Benchmarking execution time

sample_id  <- "R.FileName" 

secondary_id <- c("EG.Library", "FG.Id", "FG.Charge", "F.FrgIon", "F.Charge", "F.FrgLossType")

annotation_columns <- c("PG.Genes", "PG.ProteinNames")

system.time({
    
    # reading data
    raw <- read.delim("DIA-report-long-format.txt")

    # filtering
    selected <- raw$F.ExcludedFromQuantification == "False" & 
                !is.na(raw$PG.Qvalue) & raw$PG.Qvalue < 0.01 &
                !is.na(raw$EG.Qvalue) & raw$EG.Qvalue < 0.01

    raw <- raw[selected,]

    ## process

    norm_data <- iq::preprocess(raw, 
                                sample_id  = sample_id, 
                                secondary_id = secondary_id)

    protein_list <- iq::create_protein_list(norm_data)
    
    result <- iq::create_protein_table(protein_list)
    
})
#> Concatenating secondary ids...
#> Removing low intensities...
#> Barplotting raw data ...
#> Median normalization ...
#> Barplotting after normalization ...
#> # proteins = 3554, # samples = 24
#> 5%
#> 10%
#> 15%
#> 20%
#> 25%
#> 30%
#> 35%
#> 40%
#> 45%
#> 50%
#> 55%
#> 60%
#> 65%
#> 70%
#> 75%
#> 80%
#> 85%
#> 90%
#> 95%
#> 100%
#> Completed.
#> 5%
#> 10%
#> 15%
#> 20%
#> 25%
#> 30%
#> 35%
#> 40%
#> 45%
#> 50%
#> 55%
#> 60%
#> 65%
#> 70%
#> 75%
#> 80%
#> 85%
#> 90%
#> 95%
#> 100%
#> Completed.
#>    user  system elapsed 
#>  569.83   14.78  584.75

system.time({
    iq_dat <- iq::fast_read("DIA-report-long-format.txt",
                            sample_id  = sample_id, 
                            secondary_id = secondary_id,
                            filter_string_equal = c("F.ExcludedFromQuantification" = "False"),
                            annotation_col = annotation_columns)
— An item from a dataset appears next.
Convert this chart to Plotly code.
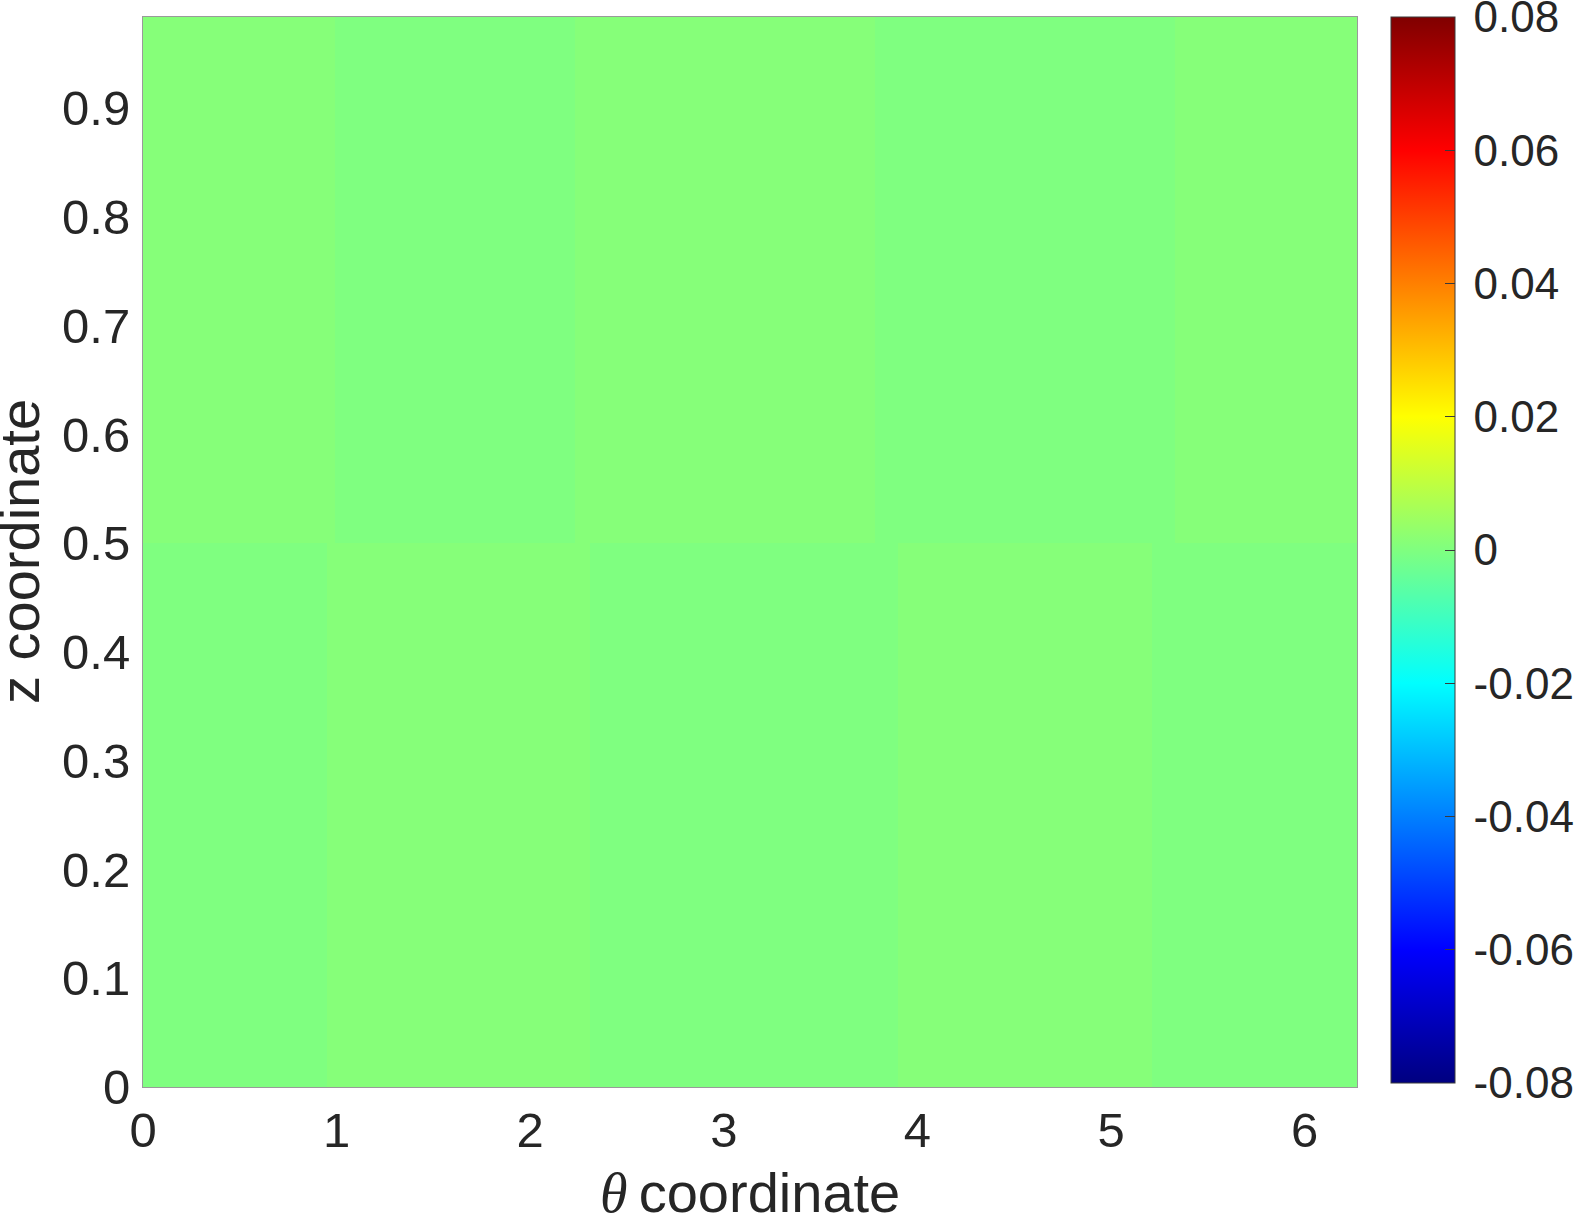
import plotly.graph_objects as go

# ── Field ─────────────────────────────────────────────────────────────────────
# cell edges along theta and z (heatmap "brick" mode: n+1 edges for n cells)
THETA_EDGES = [0.0, 0.95, 0.99, 2.23, 2.31, 3.78, 3.90, 5.21, 5.33, 6.27]
Z_EDGES = [0.0, 0.50, 0.984]

# values per cell: lower row first, upper row second
FIELD_LOWER = [0.0, 0.001, 0.001, 0.001, 0.0, 0.0, 0.001, 0.0, 0.0]
FIELD_UPPER = [0.001, 0.001, 0.0, 0.001, 0.001, 0.0, 0.0, 0.0, 0.001]

CBAR_TICKS = [0.08, 0.06, 0.04, 0.02, 0, -0.02, -0.04, -0.06, -0.08]
CBAR_LABELS = ["0.08", "0.06", "0.04", "0.02", "0", "-0.02", "-0.04", "-0.06", "-0.08"]
X_TICKS = [0, 1, 2, 3, 4, 5, 6]
Y_TICKS = [0, 0.1, 0.2, 0.3, 0.4, 0.5, 0.6, 0.7, 0.8, 0.9]

X_TITLE = ("<span style=\"font-family:'Liberation Serif', 'Times New Roman', serif\">"
           "<i>θ</i></span>\u2009coordinate")
Y_TITLE = "z coordinate"

# MATLAB-style jet
JET = [
    [0.0, "#000080"],
    [0.125, "#0000ff"],
    [0.375, "#00ffff"],
    [0.625, "#ffff00"],
    [0.875, "#ff0000"],
    [1.0, "#800000"],
]

TEXT = "#262626"
FONT = "Liberation Sans, Arial, sans-serif"
W, H = 1577, 1222
CLIM = 0.08 * 1.000001  # tiny headroom so the end ticks are kept

fig = go.Figure(go.Heatmap(
    x=THETA_EDGES,
    y=Z_EDGES,
    z=[FIELD_LOWER, FIELD_UPPER],
    colorscale=JET,
    zmin=-CLIM,
    zmax=CLIM,
    zsmooth=False,
    hoverinfo="skip",
    colorbar=dict(
        xref="container", x=1391 / W, xanchor="left",
        yref="paper", y=1.0, yanchor="top",
        lenmode="pixels", len=1066,
        xpad=0, ypad=0,
        thickness=64,
        outlinecolor="#3a3a3a", outlinewidth=1,
        ticks="inside", ticklen=10, tickcolor="#3a3a3a",
        tickvals=CBAR_TICKS,
        ticktext=["\u2009" + t for t in CBAR_LABELS],
        ticklabeloverflow="allow",
        tickfont=dict(size=44, color=TEXT, family=FONT),
    ),
))

fig.update_layout(
    width=W, height=H,
    paper_bgcolor="white",
    plot_bgcolor="white",
    font=dict(family=FONT, color=TEXT, size=49),
    margin=dict(l=143, r=W - 1357, t=17, b=H - 1087, autoexpand=False),
)

fig.update_xaxes(
    range=[0, 6.27],
    tickvals=X_TICKS,
    ticks="", showgrid=False, zeroline=False,
    showline=True, linecolor="#9a9a9a", linewidth=1, mirror=True,
    tickfont=dict(size=49, color=TEXT),
    ticklabelstandoff=0,
)
fig.update_yaxes(
    range=[0, 0.984],
    tickvals=Y_TICKS,
    ticks="", showgrid=False, zeroline=False,
    showline=True, linecolor="#9a9a9a", linewidth=1, mirror=True,
    tickfont=dict(size=49, color=TEXT),
    ticklabelstandoff=2,
)

# axis titles as annotations: fixed margins would otherwise pin them
fig.add_annotation(
    text=X_TITLE, xref="paper", yref="paper", x=0.5, y=0,
    xanchor="center", yanchor="middle", yshift=-105,
    showarrow=False, font=dict(size=56, color=TEXT),
)
fig.add_annotation(
    text=Y_TITLE, xref="paper", yref="paper", x=0, y=0.5,
    xanchor="center", yanchor="middle", xshift=-124, textangle=-90,
    showarrow=False, font=dict(size=56, color=TEXT),
)

# drop the page's default body margin so the figure sits at the window corner
fig.write_html(
    "out.html",
    config={"displayModeBar": False},
    post_script="document.body.style.margin = '0';",
)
    iq_norm_data <- iq::fast_preprocess(iq_dat$quant_table)

    result_fastest <- iq::fast_MaxLFQ(iq_norm_data, 
                                      row_names = iq_dat$protein[, 1], 
                                      col_names = iq_dat$sample)
})
#> 
#> Command: --sample R.FileName --primary PG.ProteinGroups --secondary EG.Library FG.Id FG.Charge F.FrgIon F.Charge F.FrgLossType --quant F.PeakArea --annotation PG.Genes PG.ProteinNames --filter-string-equal F.ExcludedFromQuantification False --filter-double-less PG.Qvalue 0.01 --filter-double-less EG.Qvalue 0.01 DIA-report-long-format.txt 
#> 
#> Sample column:
#>     R.FileName
#> Protein column:
#>     PG.ProteinGroups
#> Ion column(s):
#>     EG.Library FG.Id FG.Charge F.FrgIon F.Charge F.FrgLossType
#> Quant column:
#>     F.PeakArea
#> Annotation column(s):
#>     PG.Genes PG.ProteinNames
#> String equal filter(s):
#>     F.ExcludedFromQuantification == False
#> Double less filter(s):
#>     PG.Qvalue < 0.010000
#>     EG.Qvalue < 0.010000
#> 
#> Using 4 threads ...
#> 20 samples read
#> 
#> # lines read (excluding headers)      = 5547331
#> # quantitative values after filtering = 3390569
#> 
#> # samples  = 24
#> # proteins = 3554
#> Removing low intensities...
#> Barplotting raw data ...
#> Median normalization ...
#> Barplotting after normalization ...
#> nrow = 3369557, # proteins = 3554, # samples = 24
#> Using 35 threads...
#> 0%
#> 5%
#> 13%
#> 18%
#> 24%
#> 29%
#> 34%
#> 40%
#> 45%
#> 50%
#> 55%
#> 61%
#> 68%
#> 75%
#> 80%
#> 86%
#> 92%
#> 98%
#> Completed.
#>    user  system elapsed 
#>   27.54    1.56   12.34

References

  1. Pham TV, Henneman AA, Jimenez CR (2020) iq: an R package to estimate relative protein abundances from ion quantification in DIA-MS-based proteomics. Bioinformatics 36(8):2611-2613.